Nevertheless, one of the GOP's top shelf gripes about the Obama Democrats is the national debt. So, in order to mitigate the problem, they've nominated a candidate who business endeavors have resulted in numerous bankruptcies. As if that's not counter-intuitive enough, Trump is boasting that he's "the king of debt." The King of Debt.
Making matters even worse, Trump had previously vowed to defraud U.S. bond owners by negotiating the equivalent of 50-cents-on-the-dollar in order to resolve the debt crisis, effectively hurling the world economy into complete and utter chaos.
Again, the debt thing is just one in a long list of Trump disasters, and we're only covering events from a few days. He's out of money; he's clueless about what happened in Orlando; his campaign staff is in disarray; he boasted that he's The King of Debt; and he feels "like a supermodel," because why not?
And American voters are so utterly brainwashed and clueless that Trump is only trailing Hillary Clinton by a few percentage points, according to the latest CNN poll.

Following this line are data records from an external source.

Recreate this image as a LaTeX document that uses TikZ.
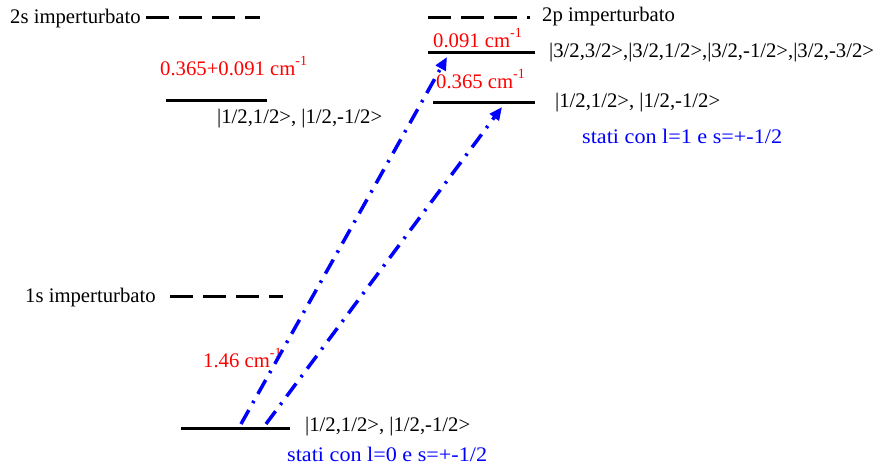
\documentclass[tikz,border=0pt]{standalone}
\usepackage{fontspec}
\setmainfont{Liberation Serif}
\usetikzlibrary{arrows.meta}
\newcommand{\invcm}{cm\raisebox{10pt}{\fontsize{14}{14}\selectfont -1}}
\begin{document}
\begin{tikzpicture}[x=1pt,y=-1pt,
  txt/.style={anchor=base west,inner sep=0pt,font=\fontsize{20.7}{24}\selectfont},
  red txt/.style={txt,text=red},
  blue txt/.style={txt,text=blue},
  level/.style={line width=3pt},
  unpert/.style={line width=3pt,dash pattern=on 23pt off 10pt},
  trans/.style={blue,line width=3.5pt,dash pattern=on 16pt off 8pt on 2.5pt off 8pt,
    -{Triangle[length=13pt,width=11pt]}}]
\useasboundingbox (0,0) rectangle (875,466);
% unperturbed levels
\coordinate (s2a) at (146,17); \coordinate (s2b) at (260,17);
\coordinate (p2a) at (428,17); \coordinate (p2b) at (530,17);
\coordinate (s1a) at (170,296); \coordinate (s1b) at (283,296);
\draw[unpert] (s2a) -- (s2b);
\draw[unpert] (p2a) -- (p2b);
\draw[unpert] (s1a) -- (s1b);
% perturbed levels
\coordinate (s2la) at (166,100); \coordinate (s2lb) at (267,100);
\coordinate (p32a) at (428,52); \coordinate (p32b) at (535,52);
\coordinate (p12a) at (433,102); \coordinate (p12b) at (535,102);
\coordinate (s1la) at (181,428); \coordinate (s1lb) at (290,428);
\draw[level] (s2la) -- (s2lb);
\draw[level] (p32a) -- (p32b);
\draw[level] (p12a) -- (p12b);
\draw[level] (s1la) -- (s1lb);
% texts
\node[txt] (t2s) at (10,23) {2s imperturbato};
\node[txt] (t2p) at (542,21) {2p imperturbato};
\node[txt] (t1s) at (25,302) {1s imperturbato};
\node[red txt] (d2s) at (160,75) {0.365+0.091 \invcm};
\node[red txt] (d32) at (433,47) {0.091 \invcm};
\node[red txt] (d12) at (436,88) {0.365 \invcm};
\node[red txt] (d1s) at (203,367) {1.46 \invcm};
\node[txt] (k2s) at (217,123) {|1/2,1/2>, |1/2,-1/2>};
\node[txt] (k32) at (549,57) {|3/2,3/2>,|3/2,1/2>,|3/2,-1/2>,|3/2,-3/2>};
\node[txt] (k12) at (555,107) {|1/2,1/2>, |1/2,-1/2>};
\node[txt] (k1s) at (305,431) {|1/2,1/2>, |1/2,-1/2>};
\node[blue txt,xscale=1.07,transform shape] (st1) at (582,143) {stati con l=1 e s=+-1/2};
\node[blue txt,xscale=1.07,transform shape] (st0) at (287,461) {stati con l=0 e s=+-1/2};
% transitions
\coordinate (a1s) at (241,424); \coordinate (a1e) at (447,57);
\coordinate (a2s) at (266,424); \coordinate (a2e) at (502,107);
\draw[trans] (a1s) -- (a1e);
\draw[trans] (a2s) -- (a2e);
\end{tikzpicture}
\end{document}
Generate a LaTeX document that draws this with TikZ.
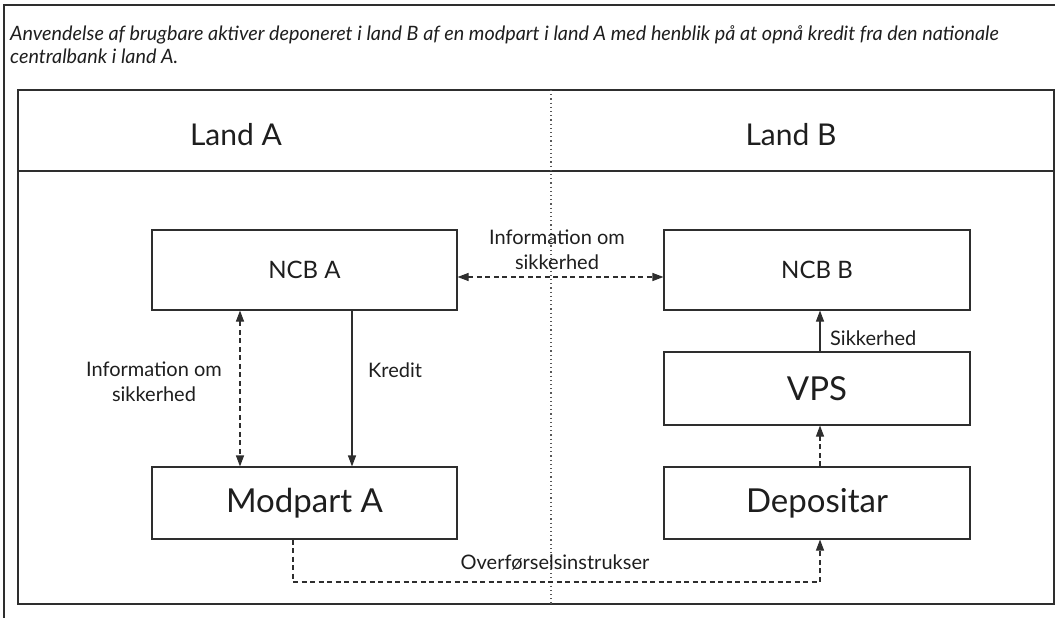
\documentclass[tikz,border=0pt]{standalone}
\usepackage{fontspec}
\setmainfont{Lato}
\usetikzlibrary{arrows.meta}
\definecolor{ln}{HTML}{2E2E2E}
\definecolor{tx}{HTML}{1E1E1E}
\begin{document}
\begin{tikzpicture}[x=1pt,y=-1pt,
  frame/.style={draw=ln,line width=1.1pt},
  box/.style={draw=ln,line width=1.1pt,inner sep=0pt,text=tx},
  small/.style={font=\fontsize{24}{28}\selectfont},
  big/.style={font=\fontsize{33}{38}\selectfont},
  lbl/.style={text=tx,inner sep=0pt,align=center,font=\fontsize{20}{25}\selectfont},
  conn/.style={draw=ln,line width=1.1pt,-{Triangle[length=11pt,width=8pt]}},
  dconn/.style={conn,dash pattern=on 5pt off 3.5pt},
  ddconn/.style={dconn,{Triangle[length=11pt,width=8pt]}-{Triangle[length=11pt,width=8pt]}}
]
\useasboundingbox (0,0) rectangle (1055,618);
\draw[frame] (4,618) -- (4,5) -- (1055,5);
\node[anchor=north west,inner sep=0pt,text=tx,align=left,font=\fontsize{19.8}{23}\selectfont\itshape] (cap) at (10,25)
  {Anvendelse af brugbare aktiver deponeret i land B af en modpart i land A med henblik på at opnå kredit fra den nationale\\centralbank i land A.};
\draw[frame] (18,90) rectangle (1054,604);
\draw[frame] (18,171) -- (1054,171);
\draw[draw=ln!80,line width=1.1pt,dash pattern=on 1.2pt off 3pt] (551,90) -- (551,604);
\node[text=tx,inner sep=0pt,font=\fontsize{30}{34}\selectfont] (landA) at (236,135) {Land A};
\node[text=tx,inner sep=0pt,font=\fontsize{30}{34}\selectfont] (landB) at (791,135) {Land B};
\node[box,small,minimum width=305pt,minimum height=80pt] (ncba) at (304.5,270) {NCB A};
\node[box,small,minimum width=306pt,minimum height=80pt] (ncbb) at (817,270) {NCB B};
\node[box,big,minimum width=306pt,minimum height=73pt] (vps) at (817,388.5) {VPS};
\node[box,big,minimum width=306pt,minimum height=72pt] (dep) at (817,503) {Depositar};
\node[box,big,minimum width=305pt,minimum height=72pt] (moda) at (304.5,503) {Modpart A};
\draw[ddconn] ([yshift=-7pt]ncba.east) -- ([yshift=-7pt]ncbb.west);
\node[lbl] (l1) at (557,250) {Information om\\sikkerhed};
\draw[ddconn] ([xshift=-64.5pt]ncba.south) -- ([xshift=-64.5pt]moda.north);
\node[lbl] (l2) at (154,382) {Information om\\sikkerhed};
\draw[conn] ([xshift=47.5pt]ncba.south) -- ([xshift=47.5pt]moda.north);
\node[lbl,anchor=west] (l3) at (368,370) {Kredit};
\draw[conn] ([xshift=3pt]vps.north) -- ([xshift=3pt]ncbb.south);
\node[lbl,anchor=west] (l4) at (830,338) {Sikkerhed};
\draw[dconn] ([xshift=3pt]dep.north) -- ([xshift=3pt]vps.south);
\coordinate (c2) at (820,582);
\draw[dconn] ([xshift=-11.5pt]moda.south) |- (c2) -- ([xshift=3pt]dep.south);
\node[lbl] (l5) at (555,563) {Overførselsinstrukser};
\end{tikzpicture}
\end{document}
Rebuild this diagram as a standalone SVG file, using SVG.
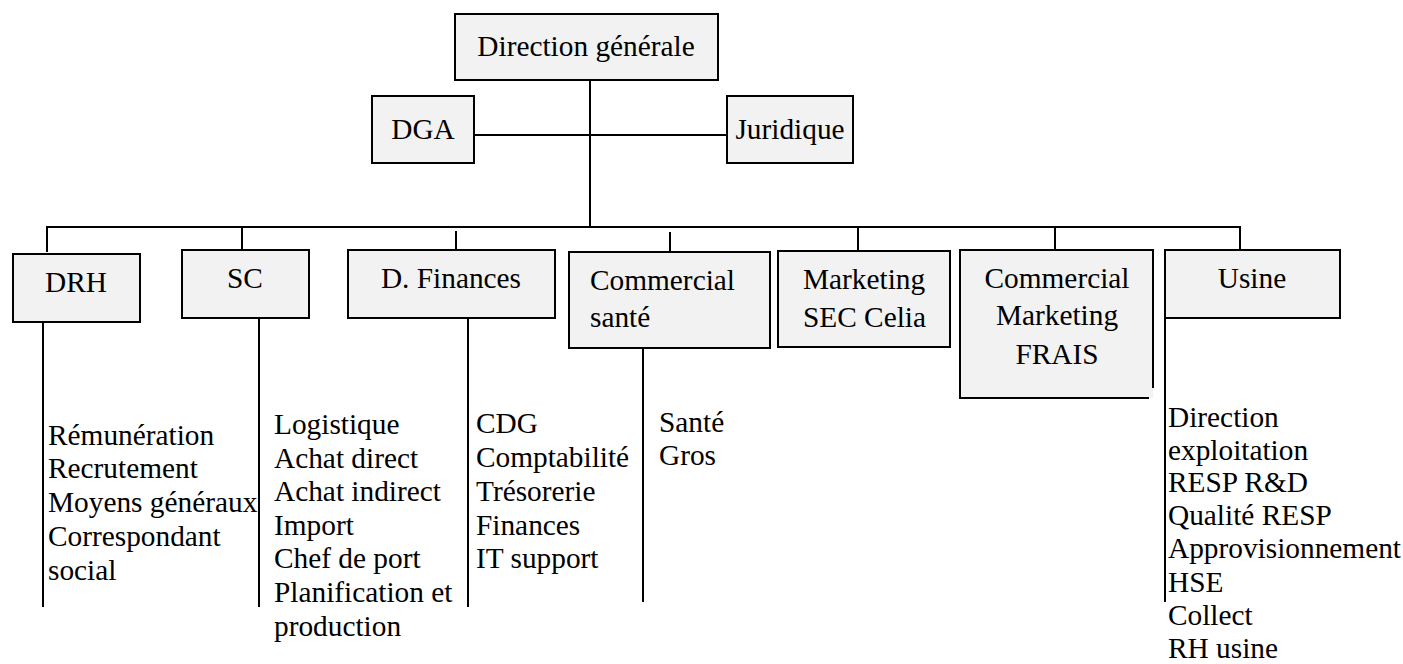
<svg xmlns="http://www.w3.org/2000/svg" width="1403" height="664" viewBox="0 0 1403 664">
<style>
.box{fill:#f2f2f2;stroke:#000;stroke-width:2}
.edge{fill:none;stroke:#000;stroke-width:2}
text{font-family:"Liberation Serif","Times New Roman",serif;font-size:29.33px;fill:#000}
.c{text-anchor:middle}
</style>
<rect width="1403" height="664" fill="#fff"/>
<g id="connectors">
<line class="edge" x1="590" y1="80" x2="590" y2="227"/>
<line class="edge" x1="474" y1="135" x2="727" y2="135"/>
<line class="edge" x1="46" y1="227" x2="1241" y2="227"/>
<line class="edge" x1="47" y1="226" x2="47" y2="252"/>
<line class="edge" x1="242" y1="226" x2="242" y2="250"/>
<line class="edge" x1="456" y1="231" x2="456" y2="255"/>
<line class="edge" x1="670" y1="232" x2="670" y2="253"/>
<line class="edge" x1="858" y1="226" x2="858" y2="251"/>
<line class="edge" x1="1055" y1="226" x2="1055" y2="250"/>
<line class="edge" x1="1240" y1="226" x2="1240" y2="250"/>
<line class="edge" x1="43" y1="323" x2="43" y2="607"/>
<line class="edge" x1="259" y1="318" x2="259" y2="607"/>
<line class="edge" x1="468" y1="318" x2="468" y2="607"/>
<line class="edge" x1="643" y1="348" x2="643" y2="602"/>
<line class="edge" x1="1165" y1="318" x2="1165" y2="602"/>
</g>
<g id="n-dg"><rect class="box" x="455" y="14" width="263" height="66"/><text class="c" x="586" y="56">Direction générale</text></g>
<g id="n-dga"><rect class="box" x="372" y="96" width="102" height="67"/><text class="c" x="423" y="139">DGA</text></g>
<g id="n-juridique"><rect class="box" x="727" y="96" width="126" height="67"/><text class="c" x="790" y="139">Juridique</text></g>
<g id="n-drh"><rect class="box" x="13" y="254" width="127" height="68"/><text class="c" x="76" y="292">DRH</text></g>
<g id="n-sc"><rect class="box" x="182" y="250" width="127" height="68"/><text class="c" x="245" y="288">SC</text></g>
<g id="n-dfin"><rect class="box" x="348" y="250" width="207" height="68"/><text class="c" x="451" y="288">D. Finances</text></g>
<g id="n-comsante"><rect class="box" x="569" y="252" width="201" height="96"/><text x="590" y="290">Commercial</text><text x="590" y="327">santé</text></g>
<g id="n-marketing"><rect class="box" x="778" y="251" width="172" height="96"/><text x="803" y="289">Marketing</text><text x="803" y="327">SEC Celia</text></g>
<g id="n-frais"><rect x="960" y="250" width="193" height="148" fill="#f2f2f2"/><path class="edge" d="M1149,398 H960 V250 H1153 V388"/><text class="c" x="1057" y="288">Commercial</text><text class="c" x="1057" y="325">Marketing</text><text class="c" x="1057" y="364">FRAIS</text></g>
<g id="n-usine"><rect class="box" x="1165" y="250" width="175" height="68"/><text class="c" x="1252" y="288">Usine</text></g>
<g id="l-drh"><text x="48" y="445">Rémunération</text><text x="48" y="478">Recrutement</text><text x="48" y="512">Moyens généraux</text><text x="48" y="546">Correspondant</text><text x="48" y="580">social</text></g>
<g id="l-sc"><text x="274" y="434">Logistique</text><text x="274" y="468">Achat direct</text><text x="274" y="501">Achat indirect</text><text x="274" y="535">Import</text><text x="274" y="568">Chef de port</text><text x="274" y="602">Planification et</text><text x="274" y="636">production</text></g>
<g id="l-dfin"><text x="476" y="433">CDG</text><text x="476" y="467">Comptabilité</text><text x="476" y="501">Trésorerie</text><text x="476" y="535">Finances</text><text x="476" y="568">IT support</text></g>
<g id="l-comsante"><text x="659" y="432">Santé</text><text x="659" y="465">Gros</text></g>
<g id="l-usine"><text x="1168" y="427">Direction</text><text x="1168" y="460">exploitation</text><text x="1168" y="492">RESP R&amp;D</text><text x="1168" y="525">Qualité RESP</text><text x="1168" y="558">Approvisionnement</text><text x="1168" y="592">HSE</text><text x="1168" y="625">Collect</text><text x="1168" y="658">RH usine</text></g>
</svg>
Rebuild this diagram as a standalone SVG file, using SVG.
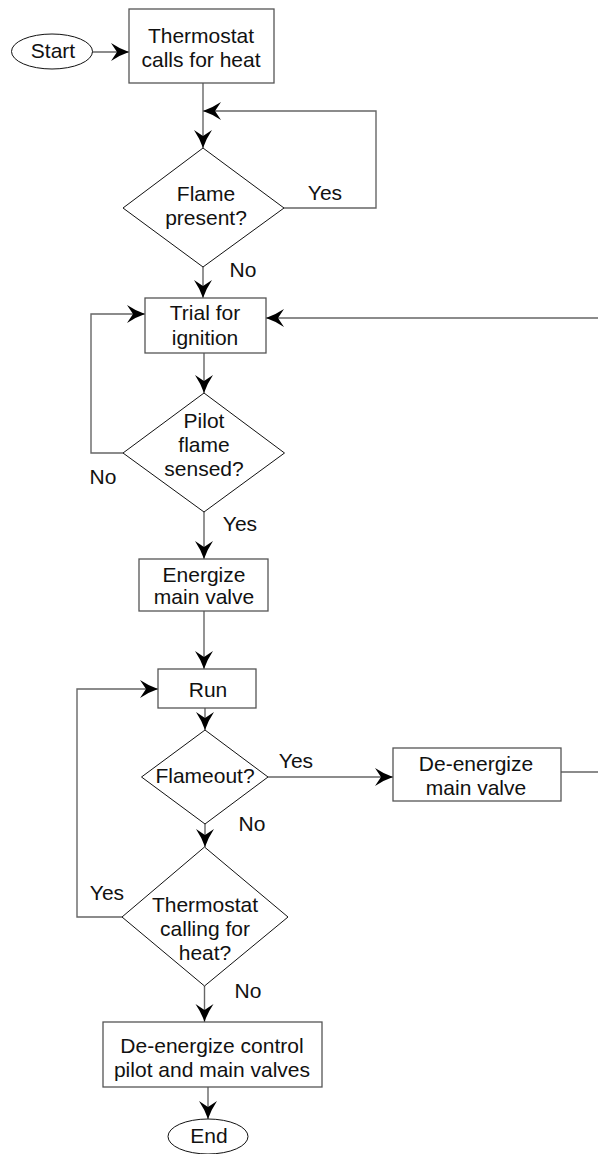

Look, I don't care whether you despise Hillary Clinton because she's a woman or because [insert conspiracy theory here], she's lightyears more qualified than this clown-haired Lord Fauntleroy. One thing's for sure: any Republican who continues to bitch about the national debt is going to get a Twitter-feed full of "King of Debt" references. From me, and, hopefully, thousands of others.
Oh, and one more thing.
7) This might be a problem:
A woman filed a federal lawsuit in New York on Monday alleging that presumptive GOP presidential nominee Donald Trump raped her in 1994 before threatening to harm her and her family if she talked, the Gothamist reported.
Good luck making America great again with this loser.